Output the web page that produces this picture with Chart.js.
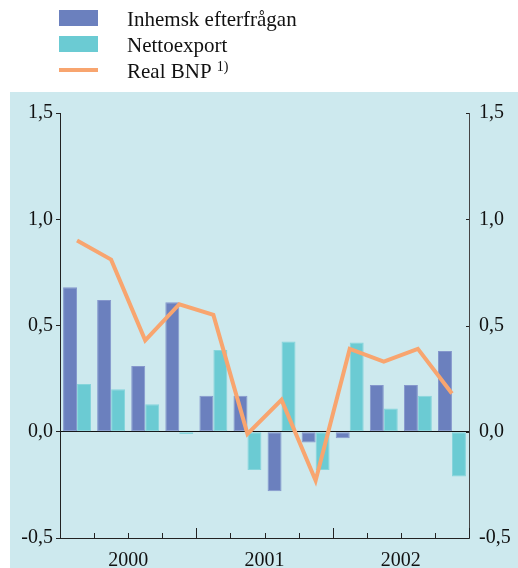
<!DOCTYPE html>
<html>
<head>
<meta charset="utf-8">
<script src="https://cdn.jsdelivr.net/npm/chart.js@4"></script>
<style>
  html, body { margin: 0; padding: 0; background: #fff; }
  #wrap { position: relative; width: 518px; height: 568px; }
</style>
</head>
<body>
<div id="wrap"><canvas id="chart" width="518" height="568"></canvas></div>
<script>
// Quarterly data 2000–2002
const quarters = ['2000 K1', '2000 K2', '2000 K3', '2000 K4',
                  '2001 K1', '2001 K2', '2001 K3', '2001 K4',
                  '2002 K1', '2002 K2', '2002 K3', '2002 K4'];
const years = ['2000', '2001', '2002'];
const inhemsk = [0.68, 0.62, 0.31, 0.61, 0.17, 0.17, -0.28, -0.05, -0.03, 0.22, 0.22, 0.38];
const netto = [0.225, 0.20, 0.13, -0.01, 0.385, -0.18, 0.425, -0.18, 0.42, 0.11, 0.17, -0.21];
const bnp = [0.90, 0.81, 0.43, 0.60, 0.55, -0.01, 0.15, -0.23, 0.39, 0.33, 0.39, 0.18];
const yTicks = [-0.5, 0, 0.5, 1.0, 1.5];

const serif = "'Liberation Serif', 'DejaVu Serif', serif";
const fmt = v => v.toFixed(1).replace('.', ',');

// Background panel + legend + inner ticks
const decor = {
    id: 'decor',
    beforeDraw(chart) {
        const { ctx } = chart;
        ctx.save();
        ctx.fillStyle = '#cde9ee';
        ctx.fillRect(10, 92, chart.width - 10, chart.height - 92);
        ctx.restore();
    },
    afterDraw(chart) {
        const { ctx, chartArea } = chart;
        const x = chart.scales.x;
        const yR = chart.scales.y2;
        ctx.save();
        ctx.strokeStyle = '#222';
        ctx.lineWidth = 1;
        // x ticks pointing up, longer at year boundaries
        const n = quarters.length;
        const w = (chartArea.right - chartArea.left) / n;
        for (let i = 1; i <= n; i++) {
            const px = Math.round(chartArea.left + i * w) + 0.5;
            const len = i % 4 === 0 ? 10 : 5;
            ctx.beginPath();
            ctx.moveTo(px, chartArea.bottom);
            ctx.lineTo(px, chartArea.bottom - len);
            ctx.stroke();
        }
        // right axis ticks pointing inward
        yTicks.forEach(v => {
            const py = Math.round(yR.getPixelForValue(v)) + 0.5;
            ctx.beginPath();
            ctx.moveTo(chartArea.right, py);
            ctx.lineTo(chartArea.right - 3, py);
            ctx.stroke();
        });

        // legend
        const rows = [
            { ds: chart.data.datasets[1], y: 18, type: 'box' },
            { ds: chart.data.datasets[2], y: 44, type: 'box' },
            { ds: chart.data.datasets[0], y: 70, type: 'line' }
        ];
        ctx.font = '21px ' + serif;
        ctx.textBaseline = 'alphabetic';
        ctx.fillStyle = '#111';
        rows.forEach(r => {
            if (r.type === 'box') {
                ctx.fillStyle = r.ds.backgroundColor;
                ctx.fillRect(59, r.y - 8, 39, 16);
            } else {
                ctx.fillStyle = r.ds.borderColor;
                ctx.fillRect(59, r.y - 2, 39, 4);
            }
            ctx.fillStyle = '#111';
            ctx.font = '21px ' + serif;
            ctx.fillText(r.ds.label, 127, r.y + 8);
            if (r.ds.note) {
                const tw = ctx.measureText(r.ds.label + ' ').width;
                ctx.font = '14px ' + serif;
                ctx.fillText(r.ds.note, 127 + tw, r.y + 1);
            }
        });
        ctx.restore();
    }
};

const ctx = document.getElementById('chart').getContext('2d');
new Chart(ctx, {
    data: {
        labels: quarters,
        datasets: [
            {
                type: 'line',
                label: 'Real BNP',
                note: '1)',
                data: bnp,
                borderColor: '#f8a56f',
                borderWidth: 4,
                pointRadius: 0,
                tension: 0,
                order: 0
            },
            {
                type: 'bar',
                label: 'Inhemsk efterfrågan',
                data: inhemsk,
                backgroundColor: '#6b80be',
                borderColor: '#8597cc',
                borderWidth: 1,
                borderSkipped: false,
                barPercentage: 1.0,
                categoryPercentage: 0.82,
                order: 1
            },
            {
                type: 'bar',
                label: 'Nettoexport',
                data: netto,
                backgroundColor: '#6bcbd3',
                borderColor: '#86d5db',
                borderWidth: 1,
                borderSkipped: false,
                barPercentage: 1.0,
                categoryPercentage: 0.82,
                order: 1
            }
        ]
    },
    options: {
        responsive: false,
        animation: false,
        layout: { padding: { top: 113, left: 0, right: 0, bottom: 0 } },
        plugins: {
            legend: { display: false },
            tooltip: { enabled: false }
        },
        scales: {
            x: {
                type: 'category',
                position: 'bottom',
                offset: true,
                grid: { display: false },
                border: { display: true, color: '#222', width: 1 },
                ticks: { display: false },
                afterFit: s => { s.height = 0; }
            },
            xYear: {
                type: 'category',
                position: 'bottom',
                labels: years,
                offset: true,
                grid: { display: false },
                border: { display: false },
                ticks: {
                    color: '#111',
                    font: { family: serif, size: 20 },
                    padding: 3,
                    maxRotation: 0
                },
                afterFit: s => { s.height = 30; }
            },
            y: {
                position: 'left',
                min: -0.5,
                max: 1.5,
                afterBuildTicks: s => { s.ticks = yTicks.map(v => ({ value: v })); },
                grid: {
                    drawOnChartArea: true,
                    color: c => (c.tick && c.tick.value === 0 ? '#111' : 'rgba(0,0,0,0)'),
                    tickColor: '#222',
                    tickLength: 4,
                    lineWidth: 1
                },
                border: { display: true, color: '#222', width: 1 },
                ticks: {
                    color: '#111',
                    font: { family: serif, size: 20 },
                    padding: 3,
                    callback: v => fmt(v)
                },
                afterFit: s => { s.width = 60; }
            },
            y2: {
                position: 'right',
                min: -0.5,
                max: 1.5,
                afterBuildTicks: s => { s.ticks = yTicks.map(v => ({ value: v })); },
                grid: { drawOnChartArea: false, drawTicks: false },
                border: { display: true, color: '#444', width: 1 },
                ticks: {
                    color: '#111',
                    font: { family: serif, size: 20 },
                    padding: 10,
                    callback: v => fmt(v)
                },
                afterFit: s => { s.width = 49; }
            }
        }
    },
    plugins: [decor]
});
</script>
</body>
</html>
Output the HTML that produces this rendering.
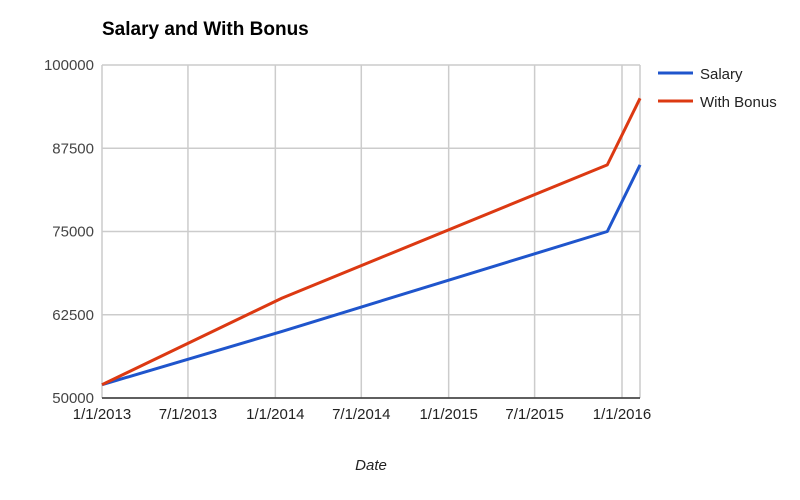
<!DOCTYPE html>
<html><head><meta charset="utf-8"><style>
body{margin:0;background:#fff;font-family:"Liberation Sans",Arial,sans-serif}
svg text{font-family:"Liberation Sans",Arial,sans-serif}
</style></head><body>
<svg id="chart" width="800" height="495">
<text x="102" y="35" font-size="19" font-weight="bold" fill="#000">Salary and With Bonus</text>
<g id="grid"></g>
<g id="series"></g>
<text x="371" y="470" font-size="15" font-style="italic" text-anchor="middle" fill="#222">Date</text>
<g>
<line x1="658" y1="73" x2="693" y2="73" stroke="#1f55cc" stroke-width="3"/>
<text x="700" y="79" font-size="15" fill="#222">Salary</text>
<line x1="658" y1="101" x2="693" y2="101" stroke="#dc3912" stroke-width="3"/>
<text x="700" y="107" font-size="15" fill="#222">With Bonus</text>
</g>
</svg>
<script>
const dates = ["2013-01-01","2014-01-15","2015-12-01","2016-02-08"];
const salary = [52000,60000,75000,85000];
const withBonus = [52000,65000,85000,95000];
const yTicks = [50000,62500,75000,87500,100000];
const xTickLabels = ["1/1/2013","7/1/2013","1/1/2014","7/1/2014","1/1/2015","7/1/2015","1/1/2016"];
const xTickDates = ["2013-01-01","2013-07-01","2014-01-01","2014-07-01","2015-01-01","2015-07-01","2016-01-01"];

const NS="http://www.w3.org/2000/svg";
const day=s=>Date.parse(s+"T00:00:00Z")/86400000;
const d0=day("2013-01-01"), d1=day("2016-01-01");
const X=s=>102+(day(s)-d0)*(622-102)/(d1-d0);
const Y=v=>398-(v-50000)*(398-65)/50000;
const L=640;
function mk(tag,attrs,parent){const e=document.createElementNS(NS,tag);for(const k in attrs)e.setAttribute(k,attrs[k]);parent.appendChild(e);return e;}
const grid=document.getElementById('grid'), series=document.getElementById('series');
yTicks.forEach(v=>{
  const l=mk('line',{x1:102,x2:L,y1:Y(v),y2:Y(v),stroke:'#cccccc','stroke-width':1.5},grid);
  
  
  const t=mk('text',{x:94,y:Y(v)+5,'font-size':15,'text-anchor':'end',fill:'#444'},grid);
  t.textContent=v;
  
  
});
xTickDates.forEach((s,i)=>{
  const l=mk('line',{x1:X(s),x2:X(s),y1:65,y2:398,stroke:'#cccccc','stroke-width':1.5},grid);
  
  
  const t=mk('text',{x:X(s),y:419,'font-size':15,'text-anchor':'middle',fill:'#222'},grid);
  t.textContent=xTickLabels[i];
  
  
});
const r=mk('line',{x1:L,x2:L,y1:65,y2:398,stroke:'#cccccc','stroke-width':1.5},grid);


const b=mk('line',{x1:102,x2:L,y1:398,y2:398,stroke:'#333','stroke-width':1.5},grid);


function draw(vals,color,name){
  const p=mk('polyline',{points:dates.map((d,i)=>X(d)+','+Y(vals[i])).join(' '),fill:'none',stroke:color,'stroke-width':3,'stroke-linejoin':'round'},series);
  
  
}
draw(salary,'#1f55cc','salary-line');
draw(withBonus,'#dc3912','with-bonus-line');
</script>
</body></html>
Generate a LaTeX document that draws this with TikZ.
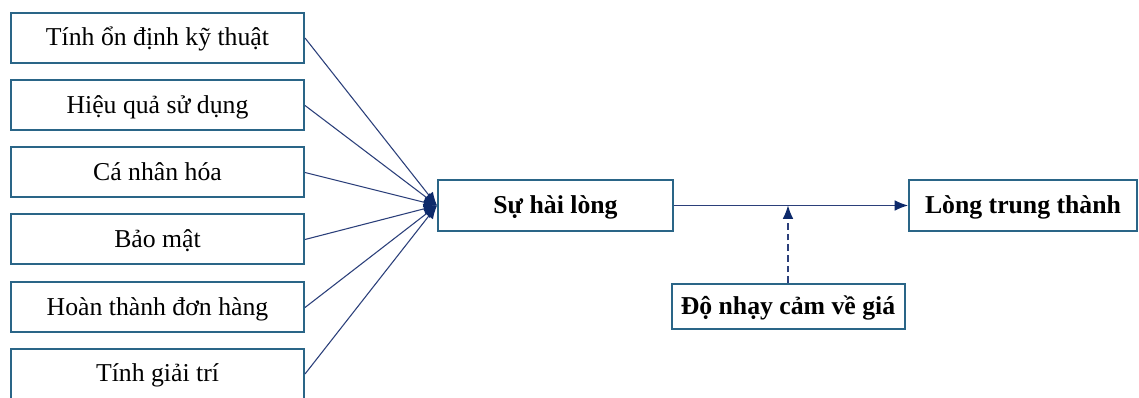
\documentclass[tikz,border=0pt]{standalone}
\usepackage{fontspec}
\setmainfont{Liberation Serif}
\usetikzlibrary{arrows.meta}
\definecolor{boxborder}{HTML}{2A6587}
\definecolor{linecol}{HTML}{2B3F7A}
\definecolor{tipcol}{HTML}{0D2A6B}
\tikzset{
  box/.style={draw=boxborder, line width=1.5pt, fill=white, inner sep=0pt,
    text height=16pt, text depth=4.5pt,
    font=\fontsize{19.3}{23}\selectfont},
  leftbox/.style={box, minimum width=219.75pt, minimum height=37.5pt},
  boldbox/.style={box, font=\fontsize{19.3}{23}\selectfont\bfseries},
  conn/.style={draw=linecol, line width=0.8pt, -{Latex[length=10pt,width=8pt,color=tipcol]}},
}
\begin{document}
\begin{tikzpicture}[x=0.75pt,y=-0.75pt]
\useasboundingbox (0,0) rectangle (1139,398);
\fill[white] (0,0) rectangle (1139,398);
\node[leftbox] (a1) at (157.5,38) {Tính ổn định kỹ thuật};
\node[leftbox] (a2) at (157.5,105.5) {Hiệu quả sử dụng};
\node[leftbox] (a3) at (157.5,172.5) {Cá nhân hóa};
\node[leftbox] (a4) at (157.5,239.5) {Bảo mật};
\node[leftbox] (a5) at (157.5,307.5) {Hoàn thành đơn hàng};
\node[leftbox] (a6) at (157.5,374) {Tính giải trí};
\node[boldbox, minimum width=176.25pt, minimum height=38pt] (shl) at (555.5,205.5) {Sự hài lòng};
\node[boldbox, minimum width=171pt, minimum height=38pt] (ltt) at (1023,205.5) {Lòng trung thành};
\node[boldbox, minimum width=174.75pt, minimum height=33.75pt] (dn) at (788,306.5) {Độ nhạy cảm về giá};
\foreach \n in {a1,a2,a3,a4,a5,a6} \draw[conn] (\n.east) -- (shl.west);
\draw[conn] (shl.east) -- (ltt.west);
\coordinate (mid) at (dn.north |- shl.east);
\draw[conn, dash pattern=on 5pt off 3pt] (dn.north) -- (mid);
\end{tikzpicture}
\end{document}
****
◆ **Task prompt**:
Reply with one number only: how many lines of the listing hold "that"?

◆ **Final result**:
3